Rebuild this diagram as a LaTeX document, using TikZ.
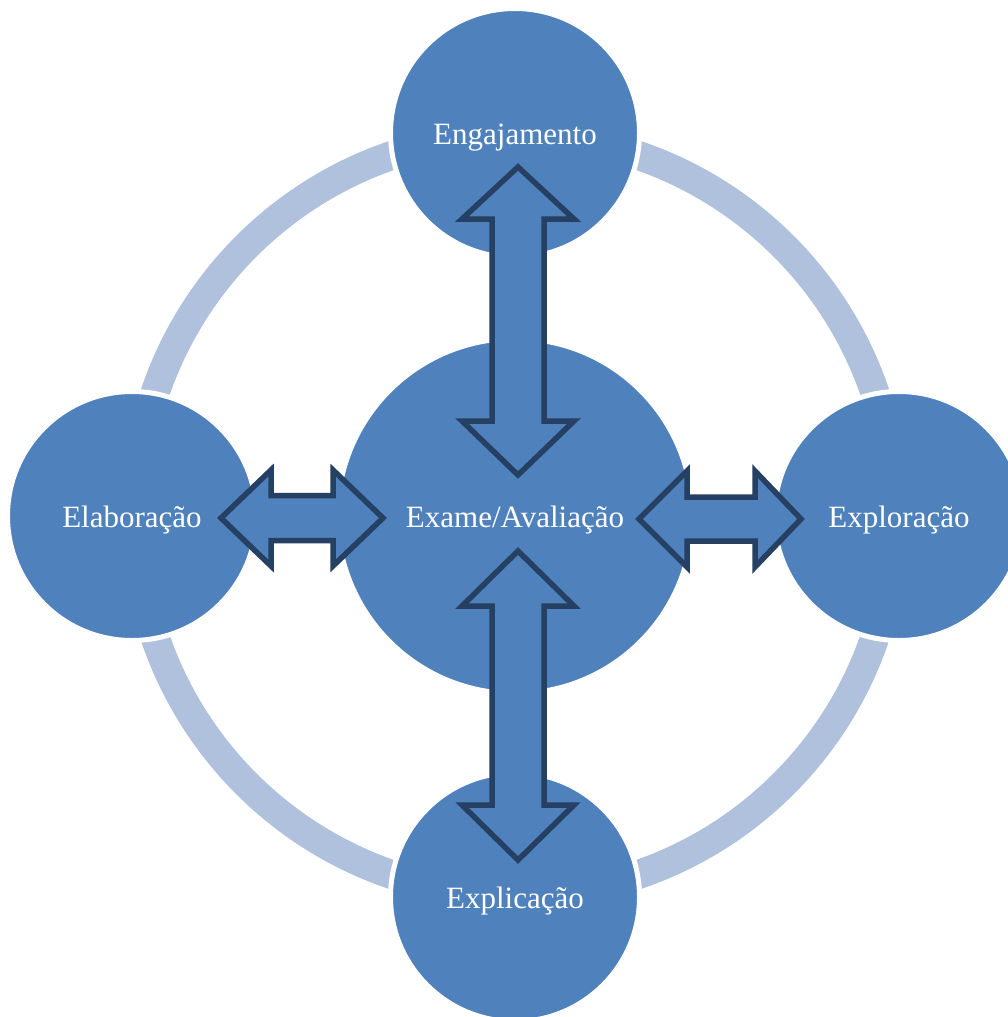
\documentclass[tikz,border=0pt]{standalone}
\usepackage{fontspec}
\setmainfont{Liberation Serif}
\definecolor{cfill}{RGB}{79,129,189}
\definecolor{ringc}{RGB}{176,193,221}
\definecolor{arrline}{RGB}{37,64,98}
\begin{document}
\begin{tikzpicture}[x=1pt,y=-1pt,
  stage/.style={circle, fill=cfill, draw=white, line width=5pt, text=white,
    font=\fontsize{31}{37}\selectfont, inner sep=0pt, text height=23pt, text depth=0pt},
  blockarrow/.style={fill=cfill, draw=arrline, line width=5.5pt, line join=miter}]
\useasboundingbox (0,0) rectangle (1008,1017);
\fill[white] (0,0) rectangle (1008,1017);
\coordinate (C) at (515,515);
% ring
\draw[ringc, line width=29pt] (C) circle[radius=380pt];
% outer stages
\node[stage, minimum size=249pt] (eng) at (515,133) {Engajamento};
\node[stage, minimum size=249pt] (ela) at (132,516) {Elaboração};
\node[stage, minimum size=249pt] (explo) at (899,516) {Exploração};
\node[stage, minimum size=249pt] (expli) at (515,897) {Explicação};
% centre
\node[stage, minimum size=355pt] (exa) at (515,516) {Exame/Avaliação};
% top double arrow
\draw[blockarrow] (518,167) -- (574,219) -- (544,219) -- (544,421) -- (574,421)
  -- (518,475) -- (462,421) -- (492,421) -- (492,219) -- (462,219) -- cycle;
% bottom double arrow
\draw[blockarrow] (518,551) -- (574,606) -- (544,606) -- (544,805) -- (574,805)
  -- (518,860) -- (462,805) -- (492,805) -- (492,606) -- (462,606) -- cycle;
% left double arrow
\draw[blockarrow] (221,518) -- (271,470) -- (271,495.5) -- (333,495.5) -- (333,470)
  -- (383,518) -- (333,566) -- (333,540.5) -- (271,540.5) -- (271,566) -- cycle;
% right double arrow
\draw[blockarrow] (639,519) -- (687,471) -- (687,497) -- (755,497) -- (755,471)
  -- (801,519) -- (755,567) -- (755,541) -- (687,541) -- (687,567) -- cycle;
\end{tikzpicture}
\end{document}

------------------------------------

Without the pictures, print the whole listing exactly as given.

● **CORRECT RESPONSE**
Rebuild this diagram as a LaTeX document, using TikZ.
\documentclass[tikz,border=0pt]{standalone}
\usepackage{fontspec}
\setmainfont{Liberation Serif}
\definecolor{cfill}{RGB}{79,129,189}
\definecolor{ringc}{RGB}{176,193,221}
\definecolor{arrline}{RGB}{37,64,98}
\begin{document}
\begin{tikzpicture}[x=1pt,y=-1pt,
  stage/.style={circle, fill=cfill, draw=white, line width=5pt, text=white,
    font=\fontsize{31}{37}\selectfont, inner sep=0pt, text height=23pt, text depth=0pt},
  blockarrow/.style={fill=cfill, draw=arrline, line width=5.5pt, line join=miter}]
\useasboundingbox (0,0) rectangle (1008,1017);
\fill[white] (0,0) rectangle (1008,1017);
\coordinate (C) at (515,515);
% ring
\draw[ringc, line width=29pt] (C) circle[radius=380pt];
% outer stages
\node[stage, minimum size=249pt] (eng) at (515,133) {Engajamento};
\node[stage, minimum size=249pt] (ela) at (132,516) {Elaboração};
\node[stage, minimum size=249pt] (explo) at (899,516) {Exploração};
\node[stage, minimum size=249pt] (expli) at (515,897) {Explicação};
% centre
\node[stage, minimum size=355pt] (exa) at (515,516) {Exame/Avaliação};
% top double arrow
\draw[blockarrow] (518,167) -- (574,219) -- (544,219) -- (544,421) -- (574,421)
  -- (518,475) -- (462,421) -- (492,421) -- (492,219) -- (462,219) -- cycle;
% bottom double arrow
\draw[blockarrow] (518,551) -- (574,606) -- (544,606) -- (544,805) -- (574,805)
  -- (518,860) -- (462,805) -- (492,805) -- (492,606) -- (462,606) -- cycle;
% left double arrow
\draw[blockarrow] (221,518) -- (271,470) -- (271,495.5) -- (333,495.5) -- (333,470)
  -- (383,518) -- (333,566) -- (333,540.5) -- (271,540.5) -- (271,566) -- cycle;
% right double arrow
\draw[blockarrow] (639,519) -- (687,471) -- (687,497) -- (755,497) -- (755,471)
  -- (801,519) -- (755,567) -- (755,541) -- (687,541) -- (687,567) -- cycle;
\end{tikzpicture}
\end{document}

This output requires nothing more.